==== Given records

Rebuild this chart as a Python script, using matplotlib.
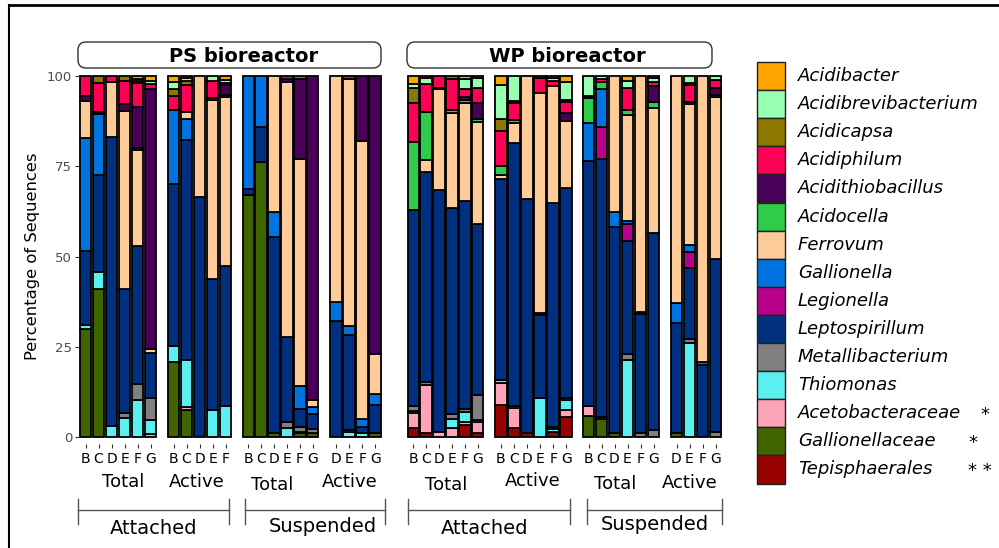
import numpy as np
import matplotlib
matplotlib.use('Agg')
import matplotlib.pyplot as plt
from matplotlib.patches import Rectangle, FancyBboxPatch

W, H = 999, 548

# stacking order, bottom -> top
TAXA = ['Tepisphaerales', 'Gallionellaceae', 'Acetobacteraceae', 'Thiomonas',
        'Metallibacterium', 'Leptospirillum', 'Legionella', 'Gallionella',
        'Ferrovum', 'Acidocella', 'Acidithiobacillus', 'Acidiphilum',
        'Acidicapsa', 'Acidibrevibacterium', 'Acidibacter']
COLORS = ['#990000', '#3f6400', '#ffa3b8', '#5cefef',
          '#808080', '#00307f', '#b8008a', '#0073e0',
          '#ffcc99', '#2ecc48', '#4a0058', '#ff0055',
          '#8c7700', '#99ffb0', '#ffa500']
MARKS = {'Acetobacteraceae': '*', 'Gallionellaceae': '*', 'Tepisphaerales': '* *'}

# one row per bar, columns follow TAXA
# Tep  Gcae  Acet  Thio  Meta  Lept  Legi  Gall  Ferr  Acdc  Athb  Aphi  Acap  Abrv  Abac
PS_ATT_TOTAL = [
    [0, 30.0, 0, 1.0, 0, 20.5, 0, 31.4, 10.2, 0, 1.4, 5.5, 0, 0, 0],      # B
    [0, 41.0, 0, 4.6, 0, 27.0, 0, 17.0, 0, 0, 0.5, 8.0, 1.9, 0, 0],       # C
    [0, 0, 0, 3.0, 0, 80.0, 0, 0, 15.4, 0, 0, 1.6, 0, 0, 0],              # D
    [0, 0, 0, 5.2, 1.4, 34.3, 0, 0, 49.5, 0, 1.8, 6.5, 1.3, 0, 0],        # E
    [0, 0, 0, 10.2, 4.4, 38.3, 0, 0, 26.5, 0.6, 11.3, 6.7, 0.7, 0.6, 0.7],  # F
    [0, 0, 0.8, 3.9, 6.0, 12.6, 0, 0, 1.2, 0, 72.0, 1.4, 0, 0.7, 1.4],    # G
]
PS_ATT_ACTIVE = [
    [0, 20.9, 0, 4.3, 0, 44.9, 0, 20.5, 0, 0, 0, 3.9, 1.8, 2.1, 1.6],     # B
    [0, 7.5, 0.9, 12.9, 0, 60.9, 0, 5.8, 2.1, 0, 0, 7.4, 1.0, 1.0, 0.5],  # C
    [0, 0, 0, 0, 0, 66.5, 0, 0, 33.5, 0, 0, 0, 0, 0, 0],                  # D
    [0, 0, 0, 7.5, 0, 36.3, 0, 0, 49.6, 0.5, 0, 4.6, 0, 1.5, 0],          # E
    [0, 0, 0, 8.6, 0, 38.8, 0, 0, 46.8, 0.5, 2.8, 0.5, 0, 1.0, 1.0],      # F
]
PS_SUSP_TOTAL = [
    [0, 67.0, 0, 0, 0, 1.8, 0, 31.2, 0, 0, 0, 0, 0, 0, 0],                # B
    [0, 76.3, 0, 0, 0, 9.7, 0, 14.0, 0, 0, 0, 0, 0, 0, 0],                # C
    [0, 1.2, 0, 0, 0, 54.1, 0, 7.1, 37.6, 0, 0, 0, 0, 0, 0],              # D
    [0, 0, 0, 2.4, 1.8, 23.4, 0, 0, 70.6, 0, 0.9, 0.9, 0, 0, 0],          # E
    [0, 1.0, 0, 0.5, 1.2, 5.0, 0, 6.5, 62.8, 0, 22.3, 0, 0.7, 0, 0],      # F
    [0, 1.0, 0, 0, 1.2, 4.2, 0, 1.8, 2.0, 0, 89.8, 0, 0, 0, 0],           # G
]
PS_SUSP_ACTIVE = [
    [0, 0, 0, 0, 0, 32.0, 0, 5.3, 62.7, 0, 0, 0, 0, 0, 0],                # D
    [0, 0, 0, 1.5, 0.4, 26.3, 0, 2.5, 68.6, 0, 0, 0.7, 0, 0, 0],          # E
    [0, 0, 0, 1.0, 0, 1.8, 0, 2.3, 76.9, 0, 18.0, 0, 0, 0, 0],            # F
    [0, 1.0, 0, 0, 0, 7.8, 0, 3.2, 11.0, 0, 77.0, 0, 0, 0, 0],            # G
]
WP_ATT_TOTAL = [
    [2.4, 0, 4.2, 0.5, 1.6, 54.2, 0, 0, 0, 18.9, 0, 10.6, 4.2, 1.2, 2.2], # B
    [1.2, 0, 13.2, 0, 0.8, 58.3, 0, 0, 3.2, 13.4, 0, 7.7, 0, 1.6, 0.6],   # C
    [0, 0, 1.5, 0, 0, 67.0, 0, 0, 27.8, 0.5, 0, 3.2, 0, 0, 0],            # D
    [0, 0, 2.4, 2.5, 1.6, 57.0, 0, 0, 26.3, 0.7, 0, 8.8, 0.7, 0, 0],      # E
    [3.3, 0, 0.9, 2.8, 0.7, 57.6, 0, 0, 27.3, 0.7, 0.9, 2.1, 0, 2.8, 0.9],  # F
    [1.2, 0, 3.0, 0.6, 6.9, 47.4, 0, 0, 28.2, 0.9, 4.2, 4.2, 0, 2.8, 0.6],  # G
]
WP_ATT_ACTIVE = [
    [8.9, 0, 6.0, 0.9, 0, 55.7, 0, 0, 1.1, 2.6, 0, 9.5, 3.4, 9.4, 2.5],   # B
    [2.4, 0, 5.5, 0.7, 0, 72.8, 0, 0, 5.5, 0.9, 0, 4.6, 0.7, 6.9, 0],     # C
    [1.0, 0, 0, 0, 0, 64.9, 0, 0, 34.1, 0, 0, 0, 0, 0, 0],                # D
    [0, 0, 0, 10.7, 0, 23.1, 0.5, 0, 61.0, 0, 0, 4.2, 0.5, 0, 0],         # E
    [1.5, 0, 0, 0.7, 0.5, 62.0, 0, 0, 32.5, 0, 0, 1.5, 0, 0.7, 0.6],      # F
    [5.6, 0, 1.8, 2.8, 0.5, 58.2, 0, 0, 18.5, 0, 2.3, 3.0, 0.6, 5.1, 1.6],  # G
]
WP_SUSP_TOTAL = [
    [0, 5.8, 2.8, 0, 0, 67.9, 0, 10.6, 0, 6.7, 0, 0.7, 0, 5.5, 0],        # B
    [0, 4.9, 0.6, 0, 0, 71.5, 8.9, 10.5, 0, 1.8, 0, 0.9, 0, 0.9, 0],      # C
    [0, 1.0, 0, 0, 0, 57.2, 0, 4.1, 37.7, 0, 0, 0, 0, 0, 0],              # D
    [0, 0, 0, 21.3, 1.8, 31.1, 4.9, 0.6, 29.5, 1.4, 0, 6.2, 0, 1.8, 1.4], # E
    [0, 0, 0, 0, 1.2, 32.9, 0, 0.6, 65.3, 0, 0, 0, 0, 0, 0],              # F
    [0, 0, 0, 0, 1.9, 54.6, 0, 0, 34.6, 1.8, 4.2, 1.1, 0, 1.2, 0.6],      # G
]
WP_SUSP_ACTIVE = [
    [0, 1.0, 0, 0, 0, 30.5, 0, 5.7, 62.8, 0, 0, 0, 0, 0, 0],              # D
    [0, 0, 0, 26.0, 1.1, 19.6, 4.6, 1.8, 39.1, 0.5, 0, 4.8, 0.5, 2.0, 0], # E
    [0, 0, 0, 0, 0, 19.9, 0, 0.9, 79.2, 0, 0, 0, 0, 0, 0],                # F
    [0, 0, 0, 0, 1.5, 47.7, 0, 0, 44.9, 0.6, 2.1, 2.0, 0, 1.2, 0],        # G
]

# panel -> (bars, tick labels, left px, right px)
PANELS = [
    (PS_ATT_TOTAL, list('BCDEFG'), 79, 157),
    (PS_ATT_ACTIVE, list('BCDEF'), 167, 232),
    (PS_SUSP_TOTAL, list('BCDEFG'), 242, 319),
    (PS_SUSP_ACTIVE, list('DEFG'), 329, 382),
    (WP_ATT_TOTAL, list('BCDEFG'), 407, 484),
    (WP_ATT_ACTIVE, list('BCDEFG'), 494, 573),
    (WP_SUSP_TOTAL, list('BCDEFG'), 582, 660),
    (WP_SUSP_ACTIVE, list('DEFG'), 670, 722),
]

Y_LO, Y_HI = -2, 102
PX_BOT, PX_TOP = 437 - 3.61 * Y_LO, 437 - 3.61 * Y_HI

fig = plt.figure(figsize=(W / 100, H / 100), dpi=100)

for i, (bars, labels, left, right) in enumerate(PANELS):
    ax = fig.add_axes([left / W, 1 - PX_BOT / H, (right - left) / W, (PX_BOT - PX_TOP) / H])
    vals = np.array(bars, dtype=float)
    x = np.arange(len(labels))
    bottom = np.zeros(len(labels))
    for j, taxon in enumerate(TAXA):
        h = vals[:, j]
        m = h > 0
        ax.bar(x[m], h[m], bottom=bottom[m], width=0.9, color=COLORS[j],
               edgecolor='black', linewidth=1.3)
        bottom += h
    ax.set_xlim(-0.5, len(labels) - 0.5)
    ax.set_ylim(Y_LO, Y_HI)
    for s in ax.spines.values():
        s.set_visible(False)
    ax.set_xticks(x)
    ax.set_xticklabels(labels, fontsize=10)
    ax.tick_params(axis='x', length=3, width=0.8, color='#333333', pad=2.5)
    if i == 0:
        ax.set_yticks([0, 25, 50, 75, 100])
        ax.tick_params(axis='y', length=3, width=0.8, color='#333333',
                       labelcolor='#4d4d4d', labelsize=9.5, pad=2)
        ax.set_ylabel('Percentage of Sequences', fontsize=11.8, labelpad=5)
    else:
        ax.set_yticks([])

# overlay in pixel coordinates for strips, group labels and legend
ov = fig.add_axes([0, 0, 1, 1])
ov.set_xlim(0, W)
ov.set_ylim(H, 0)
ov.axis('off')

# outer frame
ov.plot([9, W], [5, 5], color='black', lw=2)
ov.plot([9, 9], [5, H], color='black', lw=1.5)

# bioreactor strips
for x0, x1, tx, name in [(78, 381, 244, 'PS bioreactor'), (407, 712, 567, 'WP bioreactor')]:
    ov.add_patch(FancyBboxPatch((x0, 42), x1 - x0, 26, boxstyle='round,pad=0,rounding_size=8',
                                facecolor='white', edgecolor='#333333', lw=1))
    ov.text(tx, 56, name, ha='center', va='center', fontsize=14, fontweight='bold')

# Total / Active
for tx, ty, s in [(123, 482, 'Total'), (197, 482, 'Active'), (272, 485, 'Total'),
                  (350, 482, 'Active'), (446, 485, 'Total'), (533, 481, 'Active'),
                  (615, 484, 'Total'), (690, 483, 'Active')]:
    ov.text(tx, ty, s, ha='center', va='center', fontsize=13)

# Attached / Suspended brackets
for x0, x1, tx, ty, s in [(78, 229, 154, 528, 'Attached'), (245, 385, 323, 526, 'Suspended'),
                          (408, 570, 485, 529, 'Attached'), (587, 722, 655, 525, 'Suspended')]:
    ov.plot([x0, x1], [510, 510], color='#555555', lw=1)
    ov.plot([x0, x0], [499, 524], color='#555555', lw=1)
    ov.plot([x1, x1], [499, 524], color='#555555', lw=1)
    ov.text(tx, ty, s, ha='center', va='center', fontsize=14)

# legend, top -> bottom is reverse of stacking order
for k, (taxon, col) in enumerate(zip(TAXA[::-1], COLORS[::-1])):
    y0 = 62 + 28.1 * k
    ov.add_patch(Rectangle((757, y0), 28, 28.1, facecolor=col, edgecolor='#222222', lw=1))
    ov.text(798, y0 + 14, taxon, ha='left', va='center', fontsize=13, style='italic')
    if taxon in MARKS:
        mx = 980 if taxon == 'Acetobacteraceae' else 968
        ov.text(mx, y0 + 16, MARKS[taxon], ha='left', va='center', fontsize=13)

fig.savefig('out.png', dpi=100)
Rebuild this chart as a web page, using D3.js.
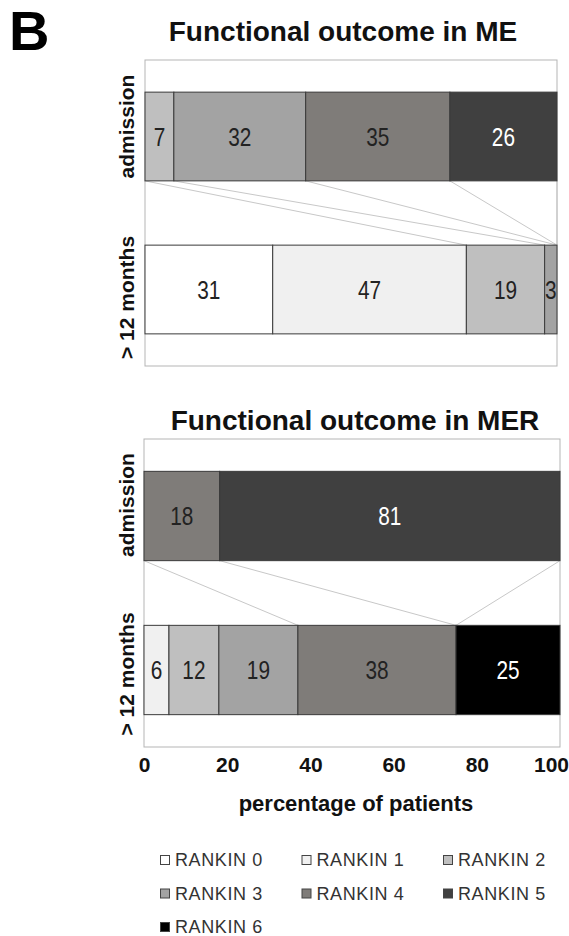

========

- What the task requires: Pull every line holding "this" out of the records.

- Result:
Rebuild this chart as a Python script, using matplotlib.
Rebuild this chart as a web page, using D3.js.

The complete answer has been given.